Massachusetts voters can't judge a ballot by its color
By Andrew Ryan, Globe Staff
The rest of the country might not understand the political color scheme here in Massachusetts: The ballots with red headers in today's presidential primaries were for Democrats, while the ballots with blue headers were for Republicans.
That meant former governor Mitt Romney, who derided Massachusetts to conservatives as "the bluest state in America,” had his name emblazoned on a blue Republican ballot. Likewise Democrats Hillary Clinton and Barack Obama had their names on a red ballot.
Most of America paints conservatives a fiery red and liberals a royal blue, a view rooted in the coloring of political maps on television news during presidential elections.
“The coloring of the ballots in Massachusetts far antedates red state and the blue state schemes,” said Brian McNiff, a spokesman for the secretary of state, who estimated that the tradition stretched at least 50 years. “We were printing them that way long before cable television.”
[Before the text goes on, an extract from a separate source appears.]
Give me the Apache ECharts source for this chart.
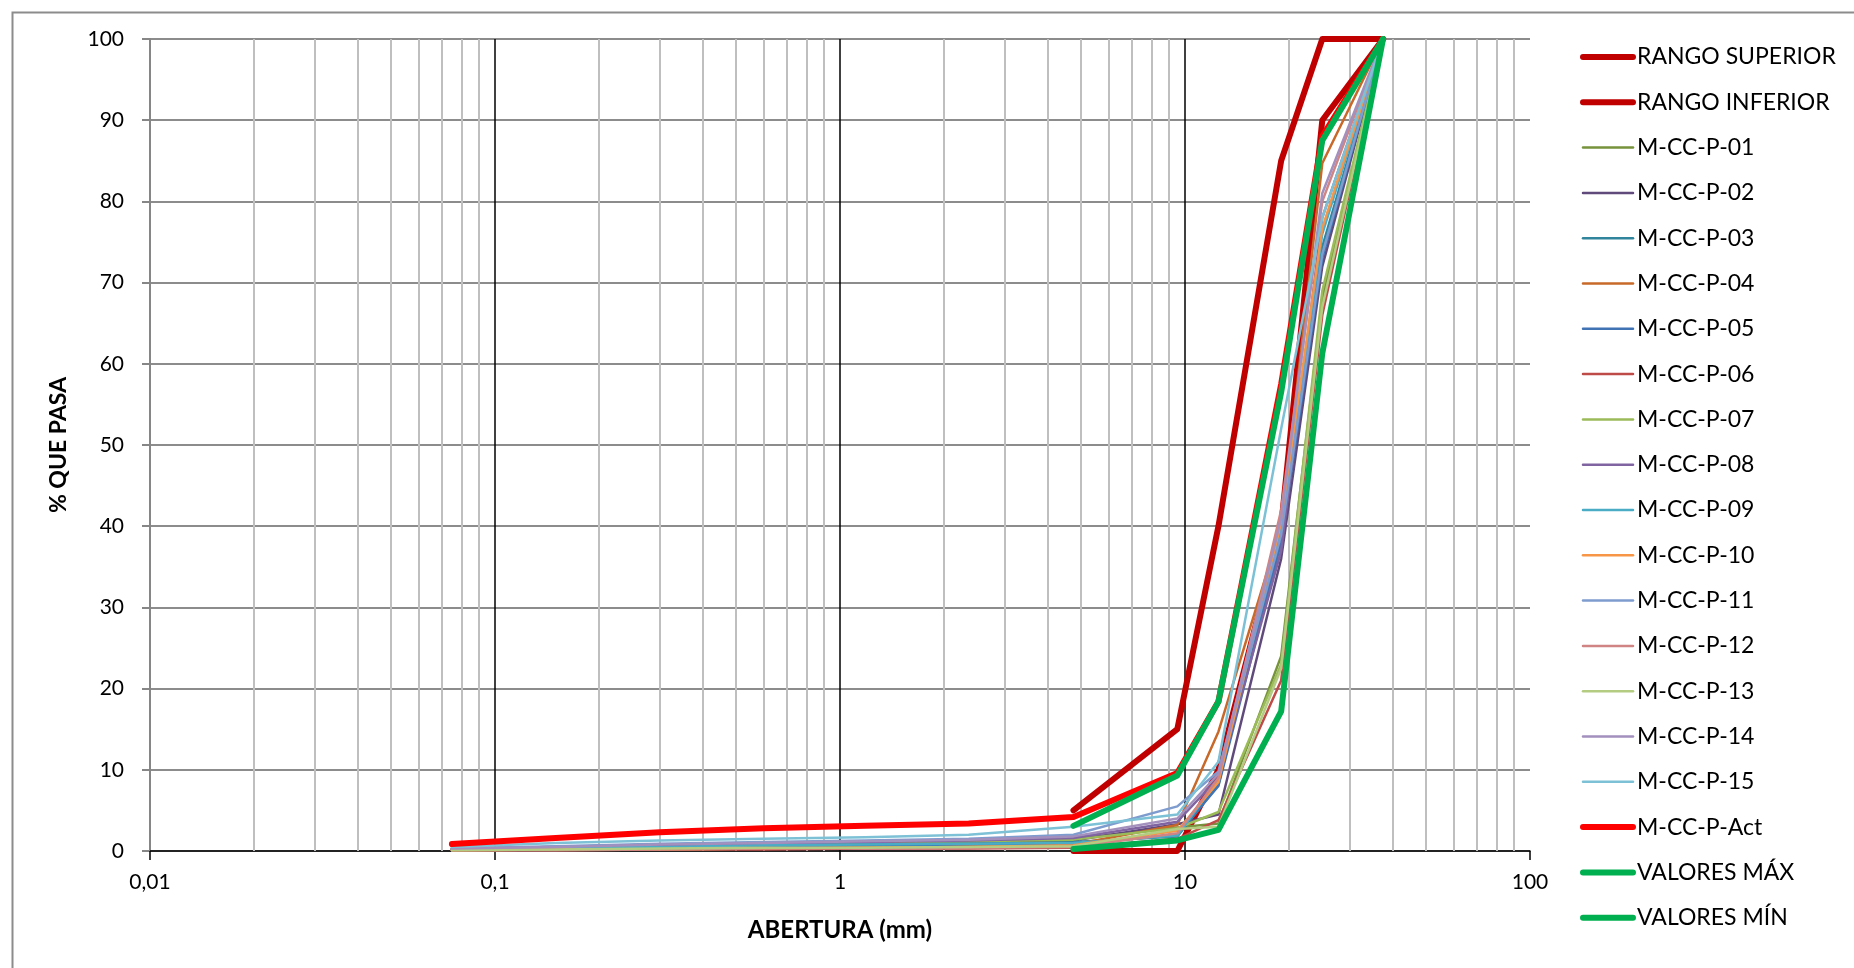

The origin of the red state, blue state political view is difficult to trace, but it took hold during the disputed election in 2000, said David Starkey, who edited a collection of 21 essays in 2007 titled “Living Blue in the Red States.” People spent so much time scrutinizing the red state, blue state maps that it began to view the county solely in those terms, he said.
“We are all much more purple than we want to acknowledge,” said Starkey, an English professor at Santa Barbara City College. “I think purple is good. The fact that Mitt was governor of a liberal state probably shows that he has a little more purple in him than he might want to admit.”